[Date Prev][Date Next][Thread Prev][Thread Next][Date Index][Thread Index]
Re: [libunwind] libunwind segv with gcc 2.96 programs run on RedhatEL 3
Re: [libunwind] libunwind segv with gcc 2.96 programs run on RedhatEL 3 with GLIBC 2.3.2
Thu, 12 Feb 2004 10:29:23 +1100
Resend using the userid that is subscribed to this list.
On Wed, 11 Feb 2004 11:34:18 -0500,
"Harrow, Jerry" <address@hidden> wrote:
>If gdb is patched to use libunwind, does that mean you cannot debug
>applications built with Gcc 2.96.
gcc 2.96 generates incorrect assembler code for any functions that
contain a switch statement. It embeds the switch as data inside the
function which (according to DavidM) violates the ia64 ABI. The
embedded switch data in turn generates inconsistent unwind information,
the code length for the function recorded in the unwind information is
less than the real function code length.
Any calls to other functions that lie toward the end of a function with
a short unwind length will appear to return outside the calling
function, as far as unwind is concerned. That results in the unwinder
using incorrect information to trace back through the function with a
switch statement. Once the unwinder gets incorrect information then
you can forget about any backtrace.
When I build kernels using gcc 2.96, I have to run the kernel and the
kernel modules through a 860 line Perl script. That script detects any
mismatch between the unwind data and the actual length of each function
and attempts to correct the incorrect unwind data generated by gcc
2.96. Without such a correction, you can forget about backtracing gcc
2.96 code using the unwinder.
linux/arch/ia64/kernel/traps.c::ia64_fault was the worst example. It
is one big switch statement with a call at the end to die_if_kernel().

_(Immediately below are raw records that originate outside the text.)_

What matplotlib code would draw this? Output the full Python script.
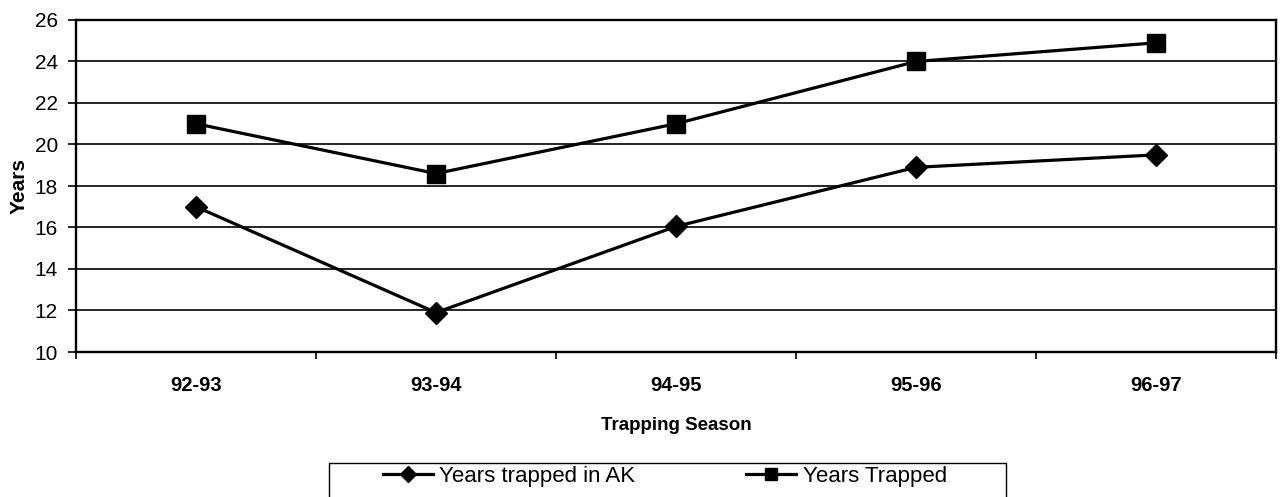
import numpy as np
import matplotlib
matplotlib.use("Agg")
import matplotlib.pyplot as plt
from matplotlib.patches import Rectangle

plt.rcParams['font.family'] = ['Liberation Sans', 'DejaVu Sans']

seasons = ['92-93', '93-94', '94-95', '95-96', '96-97']
years_in_ak = [17.0, 11.9, 16.05, 18.9, 19.5]
years_trapped = [21.0, 18.6, 21.0, 24.0, 24.9]
y_ticks = [10, 12, 14, 16, 18, 20, 22, 24, 26]

fig = plt.figure(figsize=(12.81, 4.97), dpi=100)
ax = fig.add_axes([76/1281, 1 - 352/497, 1200/1281, 332/497])

x = np.arange(len(seasons))
ax.plot(x, years_in_ak, color='black', lw=2.3, marker='D', ms=11,
        label='Years trapped in AK', zorder=3)
ax.plot(x, years_trapped, color='black', lw=2.3, marker='s', ms=13,
        label='Years Trapped', zorder=3)

ax.set_xlim(-0.5, len(seasons) - 0.5)
ax.set_ylim(10, 26)
ax.set_yticks(y_ticks)
ax.set_yticklabels([str(t) for t in y_ticks], fontsize=15)
ax.set_xticks(x)
ax.set_xticklabels(seasons, fontsize=14.5, fontweight='bold')
ax.set_xticks(np.arange(-0.5, len(seasons)), minor=True)
ax.tick_params(axis='x', which='major', length=0, pad=17)
ax.tick_params(axis='x', which='minor', length=5, width=1.2, direction='out')
ax.tick_params(axis='y', length=6, width=1.2, pad=7)

ax.grid(axis='y', color='black', lw=1.2)
ax.set_axisbelow(True)
for s in ax.spines.values():
    s.set_linewidth(1.7)

ax.set_xlabel('Trapping Season', fontsize=13.5, fontweight='bold', labelpad=16)
ax.set_ylabel('Years', fontsize=15, fontweight='bold', labelpad=4)

# legend box drawn separately so the padding can be wider than tall
fig.patches.append(Rectangle((329/1281, 1 - 520/497), 677/1281, 57/497,
                             transform=fig.transFigure, fill=False,
                             edgecolor='black', lw=1.0))
leg = fig.legend(loc='upper left', bbox_to_anchor=(383/1281, 1 - 466/497),
                 ncol=2, frameon=False, fontsize=16, markerscale=0.7,
                 handlelength=2.25, handletextpad=0.28, columnspacing=5.0,
                 borderaxespad=0, borderpad=0)

fig.savefig('out.png', dpi=100)
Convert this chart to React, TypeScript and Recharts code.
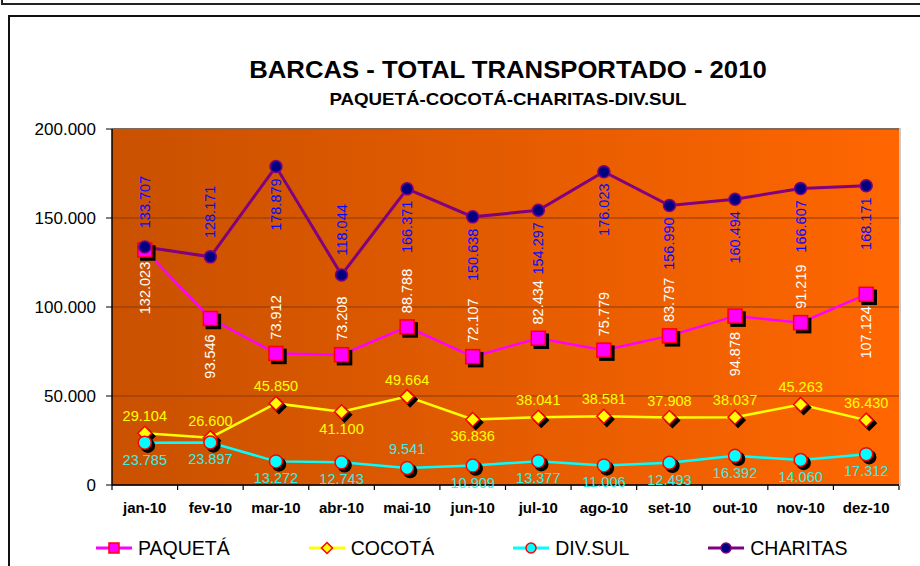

When compiled with gcc 2.96, ia64_fault has a length of 506 bundles but
unwind only records 472 bundles. When ia64_fault calls die_if_kernel,
the return address from die_if_kernel to ia64_fault is after the end of
the function, at least according to the unwind data. Which means that
the backtrace terminates at ia64_fault and you get no information at
all about what really caused the fault.
I expect user space code compiled with gcc 2.96 to have exactly the
same problem. Which makes the use of unwind data on gcc 2.96
applications rather pointless. This problem is in addition to the
incorrect termination of the _start code.
>Is there any way to detect that the application is not using the new
>unwind structures and therefore we should not attempt to utilize
>libunwind? Can you even tell what compiler was used in an image?
The .comment section tells you, objdump -s -j .comment image_name.
.comment contains a series of null delimited strings, one for each
object that was linked into the image. For the problem case, you get a
string like this
GCC: (GNU) 2.96 20000731 (Red Hat Linux 7.2 2.96-118.7.2)
Run the .comment section, any object compiled with any gcc 2.96 version
means that the entire program's unwind data is suspect. Don't forget
to check which gcc was used to build the run time libraries.